● **Stated problem**: Can you write out all the lines word for word, with no pictures?

● **Recorded data**:
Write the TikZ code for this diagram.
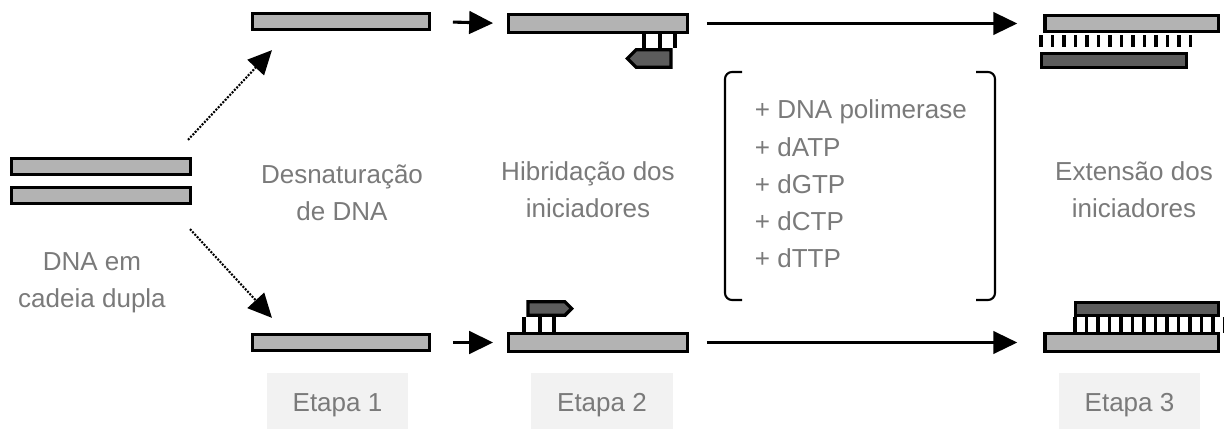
\documentclass[tikz,border=0pt]{standalone}
\usepackage{fontspec}
\setmainfont{Liberation Sans}
\usepackage{tikz}
\usetikzlibrary{arrows.meta,calc,shapes.symbols}
\definecolor{strandlight}{HTML}{B3B3B3}
\definecolor{stranddark}{HTML}{5C5C5C}
\definecolor{labelgray}{HTML}{7A7A7A}
\definecolor{stagefill}{HTML}{F2F2F2}
\tikzset{% 
  old strand/.style={%
    draw,
    fill=strandlight,
    line width=2.3pt,
    inner sep=0pt
  }
}
\tikzset{% 
  new strand/.style={%
    old strand,
    fill=stranddark
  }
}
\tikzset{% 
  primer/.style={%
    new strand,
    signal,
    minimum width=1.09cm
  }
}
\tikzset{% 
  rung/.style={%
    line width=2.3pt
  }
}
\tikzset{% 
  label text/.style={%
    text=labelgray,
    align=center,
    font=\fontsize{18.5}{26.5}\selectfont
  }
}
\tikzset{% 
  stage box/.style={%
    fill=stagefill,
    text=labelgray,
    minimum width=3.525cm,
    minimum height=1.6cm,
    font=\fontsize{18.5}{26.5}\selectfont
  }
}
\tikzset{% 
  step arrow/.style={%
    line width=2.2pt,
    -{Triangle[length=17pt,width=16pt]}
  }
}
\tikzset{% 
  split arrow/.style={%
    line width=1.5pt,
    dash pattern=on 1.4pt off 1pt,
    -{Triangle[length=17pt,width=16pt]}
  }
}

\begin{document}
\begin{tikzpicture}[x=0.025cm,y=-0.025cm]
  \useasboundingbox (0,0) rectangle (1224,428);
  % double strand
  \node [old strand, minimum width=4.47cm, minimum height=0.4cm] (ds1) at (101,166.5) {};
  \node [old strand, minimum width=4.47cm, minimum height=0.4cm] (ds2) at (101,195.5) {};
  \node [label text] (dslabel) at (92,283) {DNA em\\cadeia dupla};
  % etapa 1
  \node [old strand, minimum width=4.42cm, minimum height=0.4cm] (e1top) at (341,21.5) {};
  \node [old strand, minimum width=4.42cm, minimum height=0.4cm] (e1bot) at (341,342.5) {};
  \node [label text] (e1label) at (342,193) {Desnaturação\\de DNA};
  \node [stage box] (etapa1) at (337.5,405) {Etapa 1};
  \draw [split arrow] ($(ds1.north east)+(-4,-17)$) -- ($(e1top.south west)+(21,19)$);
  \draw [split arrow] ($(ds2.south east)+(-2,24)$) -- ($(e1bot.north west)+(21,-15)$);
  % etapa 2
  \node [old strand, minimum width=4.46cm, minimum height=0.44cm] (e2top) at (598,23.5) {};
  \node [old strand, minimum width=4.46cm, minimum height=0.44cm] (e2bot) at (598,342.5) {};
  \node [primer, signal to=west, minimum height=0.44cm] (p1) at (653.5,58.5) {};
  \node [primer, signal to=east, minimum height=0.34cm] (p2) at (546.5,308.5) {};
  \foreach \x in {644,660,675}
    \draw [rung] (\x,34) -- (\x,48);
  \foreach \x in {524,540,554}
    \draw [rung] (\x,317) -- (\x,332);
  \node [label text] (e2label) at (588,190) {Hibridação dos\\iniciadores};
  \node [stage box] (etapa2) at (602,405) {Etapa 2};
  \draw [step arrow, shorten <=15.6pt, shorten >=10pt] (e1top.east) -- (e2top.west);
  \draw [step arrow, shorten <=15.6pt, shorten >=10pt] (e1bot.east) -- (e2bot.west);
  % reagentes
  \node [label text, align=left, anchor=west] (reagents) at (750,184)
    {+ DNA polimerase\\+ dATP\\+ dGTP\\+ dCTP\\+ dTTP};
  \draw [line width=1.5pt, rounded corners=5pt] (742,72) -- (725,72) -- (725,300) -- (742,300);
  \draw [line width=1.5pt, rounded corners=5pt] (976,72) -- (995,72) -- (995,300) -- (976,300);
  % etapa 3
  \node [old strand, minimum width=4.33cm, minimum height=0.4cm] (e3top) at (1131.5,23.5) {};
  \node [new strand, minimum width=3.61cm, minimum height=0.34cm] (e3topnew) at (1114,60.5) {};
  \node [old strand, minimum width=4.33cm, minimum height=0.44cm] (e3bot) at (1131.5,342.5) {};
  \node [new strand, minimum width=3.56cm, minimum height=0.32cm] (e3botnew) at (1147,309) {};
  \foreach \i in {0,...,13}
    \draw [rung] (1041+11.5*\i,35) -- (1041+11.5*\i,47);
  \foreach \i in {0,...,13}
    \draw [rung] (1075+11.5*\i,317) -- (1075+11.5*\i,333);
  \node [label text] (e3label) at (1134,190) {Extensão dos\\iniciadores};
  \node [stage box] (etapa3) at (1129.5,405) {Etapa 3};
  \draw [step arrow, line width=1.8pt, shorten <=12.8pt, shorten >=18.5pt] (e2top.east) -- (e3top.west);
  \draw [step arrow, line width=1.8pt, shorten <=12.8pt, shorten >=18.5pt] (e2bot.east) -- (e3bot.west);
\end{tikzpicture}
\end{document}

● **Result**:
Write the TikZ code for this diagram.
\documentclass[tikz,border=0pt]{standalone}
\usepackage{fontspec}
\setmainfont{Liberation Sans}
\usepackage{tikz}
\usetikzlibrary{arrows.meta,calc,shapes.symbols}
\definecolor{strandlight}{HTML}{B3B3B3}
\definecolor{stranddark}{HTML}{5C5C5C}
\definecolor{labelgray}{HTML}{7A7A7A}
\definecolor{stagefill}{HTML}{F2F2F2}
\tikzset{% 
  old strand/.style={%
    draw,
    fill=strandlight,
    line width=2.3pt,
    inner sep=0pt
  }
}
\tikzset{% 
  new strand/.style={%
    old strand,
    fill=stranddark
  }
}
\tikzset{% 
  primer/.style={%
    new strand,
    signal,
    minimum width=1.09cm
  }
}
\tikzset{% 
  rung/.style={%
    line width=2.3pt
  }
}
\tikzset{% 
  label text/.style={%
    text=labelgray,
    align=center,
    font=\fontsize{18.5}{26.5}\selectfont
  }
}
\tikzset{% 
  stage box/.style={%
    fill=stagefill,
    text=labelgray,
    minimum width=3.525cm,
    minimum height=1.6cm,
    font=\fontsize{18.5}{26.5}\selectfont
  }
}
\tikzset{% 
  step arrow/.style={%
    line width=2.2pt,
    -{Triangle[length=17pt,width=16pt]}
  }
}
\tikzset{% 
  split arrow/.style={%
    line width=1.5pt,
    dash pattern=on 1.4pt off 1pt,
    -{Triangle[length=17pt,width=16pt]}
  }
}

\begin{document}
\begin{tikzpicture}[x=0.025cm,y=-0.025cm]
  \useasboundingbox (0,0) rectangle (1224,428);
  % double strand
  \node [old strand, minimum width=4.47cm, minimum height=0.4cm] (ds1) at (101,166.5) {};
  \node [old strand, minimum width=4.47cm, minimum height=0.4cm] (ds2) at (101,195.5) {};
  \node [label text] (dslabel) at (92,283) {DNA em\\cadeia dupla};
  % etapa 1
  \node [old strand, minimum width=4.42cm, minimum height=0.4cm] (e1top) at (341,21.5) {};
  \node [old strand, minimum width=4.42cm, minimum height=0.4cm] (e1bot) at (341,342.5) {};
  \node [label text] (e1label) at (342,193) {Desnaturação\\de DNA};
  \node [stage box] (etapa1) at (337.5,405) {Etapa 1};
  \draw [split arrow] ($(ds1.north east)+(-4,-17)$) -- ($(e1top.south west)+(21,19)$);
  \draw [split arrow] ($(ds2.south east)+(-2,24)$) -- ($(e1bot.north west)+(21,-15)$);
  % etapa 2
  \node [old strand, minimum width=4.46cm, minimum height=0.44cm] (e2top) at (598,23.5) {};
  \node [old strand, minimum width=4.46cm, minimum height=0.44cm] (e2bot) at (598,342.5) {};
  \node [primer, signal to=west, minimum height=0.44cm] (p1) at (653.5,58.5) {};
  \node [primer, signal to=east, minimum height=0.34cm] (p2) at (546.5,308.5) {};
  \foreach \x in {644,660,675}
    \draw [rung] (\x,34) -- (\x,48);
  \foreach \x in {524,540,554}
    \draw [rung] (\x,317) -- (\x,332);
  \node [label text] (e2label) at (588,190) {Hibridação dos\\iniciadores};
  \node [stage box] (etapa2) at (602,405) {Etapa 2};
  \draw [step arrow, shorten <=15.6pt, shorten >=10pt] (e1top.east) -- (e2top.west);
  \draw [step arrow, shorten <=15.6pt, shorten >=10pt] (e1bot.east) -- (e2bot.west);
  % reagentes
  \node [label text, align=left, anchor=west] (reagents) at (750,184)
    {+ DNA polimerase\\+ dATP\\+ dGTP\\+ dCTP\\+ dTTP};
  \draw [line width=1.5pt, rounded corners=5pt] (742,72) -- (725,72) -- (725,300) -- (742,300);
  \draw [line width=1.5pt, rounded corners=5pt] (976,72) -- (995,72) -- (995,300) -- (976,300);
  % etapa 3
  \node [old strand, minimum width=4.33cm, minimum height=0.4cm] (e3top) at (1131.5,23.5) {};
  \node [new strand, minimum width=3.61cm, minimum height=0.34cm] (e3topnew) at (1114,60.5) {};
  \node [old strand, minimum width=4.33cm, minimum height=0.44cm] (e3bot) at (1131.5,342.5) {};
  \node [new strand, minimum width=3.56cm, minimum height=0.32cm] (e3botnew) at (1147,309) {};
  \foreach \i in {0,...,13}
    \draw [rung] (1041+11.5*\i,35) -- (1041+11.5*\i,47);
  \foreach \i in {0,...,13}
    \draw [rung] (1075+11.5*\i,317) -- (1075+11.5*\i,333);
  \node [label text] (e3label) at (1134,190) {Extensão dos\\iniciadores};
  \node [stage box] (etapa3) at (1129.5,405) {Etapa 3};
  \draw [step arrow, line width=1.8pt, shorten <=12.8pt, shorten >=18.5pt] (e2top.east) -- (e3top.west);
  \draw [step arrow, line width=1.8pt, shorten <=12.8pt, shorten >=18.5pt] (e2bot.east) -- (e3bot.west);
\end{tikzpicture}
\end{document}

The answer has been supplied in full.